#### Recorded data ####

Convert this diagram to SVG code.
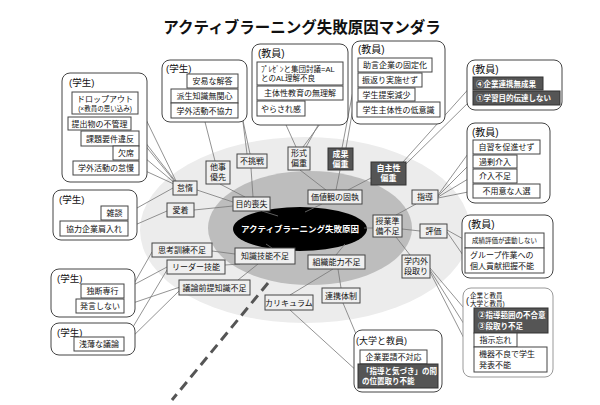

####
#### Recorded data ####

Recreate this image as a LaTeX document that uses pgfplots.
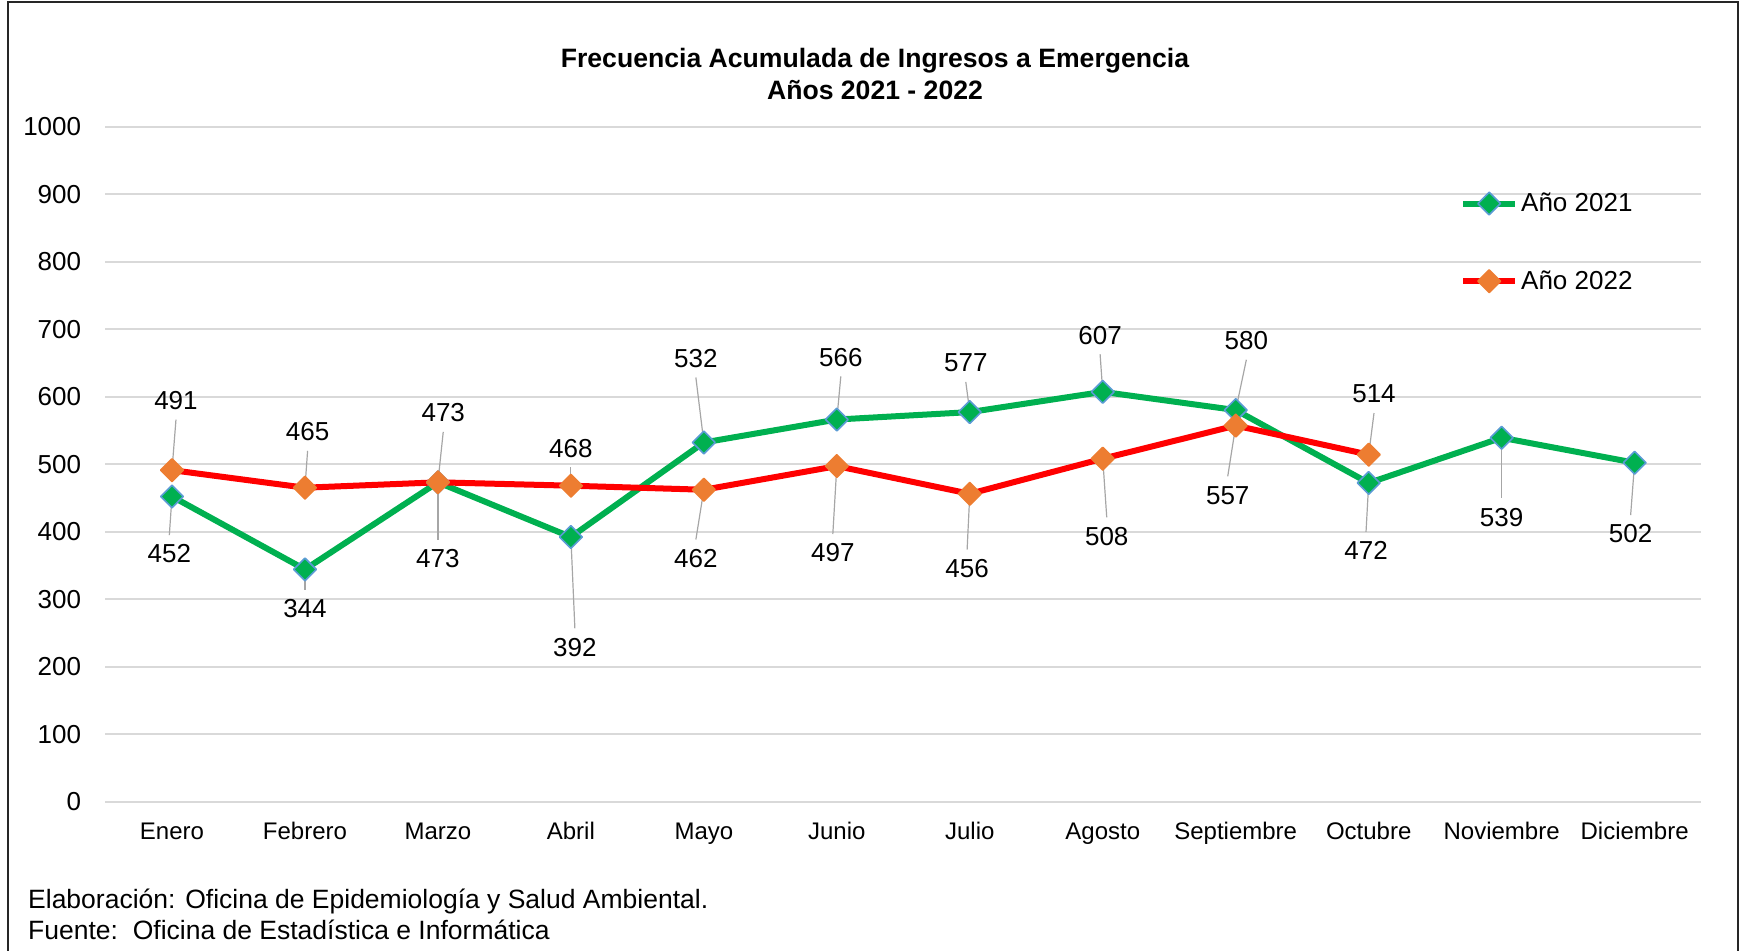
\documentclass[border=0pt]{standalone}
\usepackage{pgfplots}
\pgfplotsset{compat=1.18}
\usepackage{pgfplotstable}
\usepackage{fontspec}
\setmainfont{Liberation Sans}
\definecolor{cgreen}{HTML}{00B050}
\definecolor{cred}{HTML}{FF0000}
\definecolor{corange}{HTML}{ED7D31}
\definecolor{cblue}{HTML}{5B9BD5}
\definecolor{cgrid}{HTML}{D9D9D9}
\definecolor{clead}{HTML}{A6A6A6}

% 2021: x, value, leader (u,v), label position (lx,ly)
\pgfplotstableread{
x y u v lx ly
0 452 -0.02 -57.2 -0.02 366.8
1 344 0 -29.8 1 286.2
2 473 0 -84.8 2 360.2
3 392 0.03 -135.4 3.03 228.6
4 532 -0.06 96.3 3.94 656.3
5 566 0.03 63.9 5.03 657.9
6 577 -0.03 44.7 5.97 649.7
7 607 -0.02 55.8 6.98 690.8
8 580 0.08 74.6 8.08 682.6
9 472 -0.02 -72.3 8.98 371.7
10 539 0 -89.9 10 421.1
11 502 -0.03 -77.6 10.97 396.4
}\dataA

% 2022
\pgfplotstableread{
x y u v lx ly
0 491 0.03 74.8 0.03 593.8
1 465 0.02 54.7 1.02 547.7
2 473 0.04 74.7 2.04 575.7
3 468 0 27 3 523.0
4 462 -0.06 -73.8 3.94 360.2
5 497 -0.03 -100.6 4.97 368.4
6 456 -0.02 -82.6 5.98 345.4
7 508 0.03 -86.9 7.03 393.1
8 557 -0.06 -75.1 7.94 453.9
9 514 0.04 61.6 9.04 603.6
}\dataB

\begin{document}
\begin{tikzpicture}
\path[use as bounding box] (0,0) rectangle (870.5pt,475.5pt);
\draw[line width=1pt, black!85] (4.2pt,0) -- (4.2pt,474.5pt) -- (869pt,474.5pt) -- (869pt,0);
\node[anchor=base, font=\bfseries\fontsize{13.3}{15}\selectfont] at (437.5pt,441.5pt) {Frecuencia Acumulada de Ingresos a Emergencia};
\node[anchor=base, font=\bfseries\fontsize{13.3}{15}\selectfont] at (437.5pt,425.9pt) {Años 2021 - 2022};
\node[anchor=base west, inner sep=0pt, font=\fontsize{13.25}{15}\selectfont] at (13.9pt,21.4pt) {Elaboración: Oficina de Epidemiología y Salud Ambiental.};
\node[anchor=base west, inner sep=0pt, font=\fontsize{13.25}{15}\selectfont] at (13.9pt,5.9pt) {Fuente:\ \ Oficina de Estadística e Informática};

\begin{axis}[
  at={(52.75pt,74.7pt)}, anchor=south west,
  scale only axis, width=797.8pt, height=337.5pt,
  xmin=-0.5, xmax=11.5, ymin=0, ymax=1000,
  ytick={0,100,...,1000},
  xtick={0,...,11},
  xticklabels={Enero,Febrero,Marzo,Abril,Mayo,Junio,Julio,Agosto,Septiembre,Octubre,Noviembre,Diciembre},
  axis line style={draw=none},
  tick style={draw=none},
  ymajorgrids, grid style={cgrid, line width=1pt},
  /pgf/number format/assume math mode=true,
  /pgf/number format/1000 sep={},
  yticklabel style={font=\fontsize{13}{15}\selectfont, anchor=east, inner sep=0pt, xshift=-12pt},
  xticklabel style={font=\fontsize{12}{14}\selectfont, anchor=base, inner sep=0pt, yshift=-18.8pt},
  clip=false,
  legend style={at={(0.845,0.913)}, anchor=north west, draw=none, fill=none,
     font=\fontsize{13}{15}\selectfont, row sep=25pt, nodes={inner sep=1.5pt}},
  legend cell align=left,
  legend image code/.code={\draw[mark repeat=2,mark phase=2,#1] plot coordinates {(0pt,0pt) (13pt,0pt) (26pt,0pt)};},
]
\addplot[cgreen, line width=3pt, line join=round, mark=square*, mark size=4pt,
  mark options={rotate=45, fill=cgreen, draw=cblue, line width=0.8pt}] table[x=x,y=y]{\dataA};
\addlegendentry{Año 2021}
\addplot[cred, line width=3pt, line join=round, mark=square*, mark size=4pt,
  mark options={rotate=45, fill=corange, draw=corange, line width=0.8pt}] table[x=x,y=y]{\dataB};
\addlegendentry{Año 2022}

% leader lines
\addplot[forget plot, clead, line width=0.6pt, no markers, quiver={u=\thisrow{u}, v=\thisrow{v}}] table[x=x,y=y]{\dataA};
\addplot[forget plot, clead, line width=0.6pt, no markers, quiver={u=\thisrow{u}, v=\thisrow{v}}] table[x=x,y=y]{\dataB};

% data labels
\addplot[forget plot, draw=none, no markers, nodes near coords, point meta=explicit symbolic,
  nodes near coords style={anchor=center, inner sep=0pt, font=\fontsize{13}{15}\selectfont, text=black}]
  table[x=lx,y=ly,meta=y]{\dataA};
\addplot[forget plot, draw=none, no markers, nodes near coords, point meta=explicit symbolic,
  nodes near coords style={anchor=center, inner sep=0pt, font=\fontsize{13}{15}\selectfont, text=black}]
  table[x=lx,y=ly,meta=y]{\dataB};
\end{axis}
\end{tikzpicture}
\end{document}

####

# What is needed
Repeat the lines between those holding "Recreate this image" and "Oficina de Estadística", inclusive. Pictures stay out.

# Answer for the task
Recreate this image as a LaTeX document that uses pgfplots.
\documentclass[border=0pt]{standalone}
\usepackage{pgfplots}
\pgfplotsset{compat=1.18}
\usepackage{pgfplotstable}
\usepackage{fontspec}
\setmainfont{Liberation Sans}
\definecolor{cgreen}{HTML}{00B050}
\definecolor{cred}{HTML}{FF0000}
\definecolor{corange}{HTML}{ED7D31}
\definecolor{cblue}{HTML}{5B9BD5}
\definecolor{cgrid}{HTML}{D9D9D9}
\definecolor{clead}{HTML}{A6A6A6}

% 2021: x, value, leader (u,v), label position (lx,ly)
\pgfplotstableread{
x y u v lx ly
0 452 -0.02 -57.2 -0.02 366.8
1 344 0 -29.8 1 286.2
2 473 0 -84.8 2 360.2
3 392 0.03 -135.4 3.03 228.6
4 532 -0.06 96.3 3.94 656.3
5 566 0.03 63.9 5.03 657.9
6 577 -0.03 44.7 5.97 649.7
7 607 -0.02 55.8 6.98 690.8
8 580 0.08 74.6 8.08 682.6
9 472 -0.02 -72.3 8.98 371.7
10 539 0 -89.9 10 421.1
11 502 -0.03 -77.6 10.97 396.4
}\dataA

% 2022
\pgfplotstableread{
x y u v lx ly
0 491 0.03 74.8 0.03 593.8
1 465 0.02 54.7 1.02 547.7
2 473 0.04 74.7 2.04 575.7
3 468 0 27 3 523.0
4 462 -0.06 -73.8 3.94 360.2
5 497 -0.03 -100.6 4.97 368.4
6 456 -0.02 -82.6 5.98 345.4
7 508 0.03 -86.9 7.03 393.1
8 557 -0.06 -75.1 7.94 453.9
9 514 0.04 61.6 9.04 603.6
}\dataB

\begin{document}
\begin{tikzpicture}
\path[use as bounding box] (0,0) rectangle (870.5pt,475.5pt);
\draw[line width=1pt, black!85] (4.2pt,0) -- (4.2pt,474.5pt) -- (869pt,474.5pt) -- (869pt,0);
\node[anchor=base, font=\bfseries\fontsize{13.3}{15}\selectfont] at (437.5pt,441.5pt) {Frecuencia Acumulada de Ingresos a Emergencia};
\node[anchor=base, font=\bfseries\fontsize{13.3}{15}\selectfont] at (437.5pt,425.9pt) {Años 2021 - 2022};
\node[anchor=base west, inner sep=0pt, font=\fontsize{13.25}{15}\selectfont] at (13.9pt,21.4pt) {Elaboración: Oficina de Epidemiología y Salud Ambiental.};
\node[anchor=base west, inner sep=0pt, font=\fontsize{13.25}{15}\selectfont] at (13.9pt,5.9pt) {Fuente:\ \ Oficina de Estadística e Informática};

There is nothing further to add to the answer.